Well, dog my cats if I didn’t find something new to take over my life. The Finn book reading had Elijah Wood narrating and let me tell you, not for nothing, picturing Frodo Baggins saying some of that hardcore racist shit was incredibly entertaining and hackle-raising. Which it should be. Wood’s Missouri accent sounded pretty good to me but then, who knows? I don’t got the ear for it.(Yeah, I know he starred in a movie version too when he was a kid but I think that was a pretty censored version?)

After that I listened to a bunch of audiobook samples, sometimes while I worked out or ran, other times on the train. A Clockwork Orange and Trainspotting for the language. Then Breakfast of Champions and Slaughterhouse Five for the hell of it. And then I tried Blood Meridian by Cormac McCarthy. And I found my current latest obsession.

After listening to some samples of the audiobook (which are staggeringly well done performances that’ll latch on to your throat and drag you into their campfire world) I got the book itself and took the trip.

It did not disappoint. I’ve always been a little hesitant to give McCarthy a chance due to his habit of skipping quotation marks on his dialogue. This gave me pause not because of how difficult it would make any reading (it was actually an easy adjustment that I took to quickly) but more the mindset that would employ this technique. Namely I was afraid the dude would be way too pretentious for my tastes.

I was wrong.

The book is mythic and fucked up and beautiful. Judge Holden has joined the ranks of my all time favorite villains. I’m so obsessed currently with the book I go to various message boards just to hear new batshit theories about the book’s conclusion. I even nodded along with the dude who prescribes to the notion that Judge Holden is of the same alien race that the engineers from Prometheus were. Because, you know, he’s 7 feet tall, hairless and white as a ghost’s ass.

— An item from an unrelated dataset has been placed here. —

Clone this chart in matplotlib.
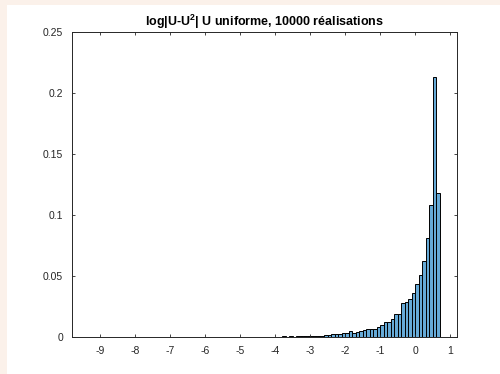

All of these are just the examples that I can remember the connective tissue for. I remember getting into a serious Tom Petty thing recently, now I’m Into Al Hirt Dixieland jazz, somewhere around there I wanted to know everything I could about Street Fighter 2, and before or after that the history of the gramophone.

I don’t know all the links in the chain but I know something connects Monster Squad, the female Russian pilots of WW2, Studio Ghibli and Octavia Butler. I know because none of my obsessions are random, one thing leads to the next. And when it does I want to learn everything I can until all of a sudden I’m done with it inexplicably or something new calls to me.

Maybe that’s why I’m a novelist, I get obsessed enough with a story to see it through. And then I see it through again and again through a bunch of drafts until it’s presentable.

Of course, like all my obsessions, I never really drop them permanently. They wait around for their turn to haunt me like I got some sort of spectre dance card.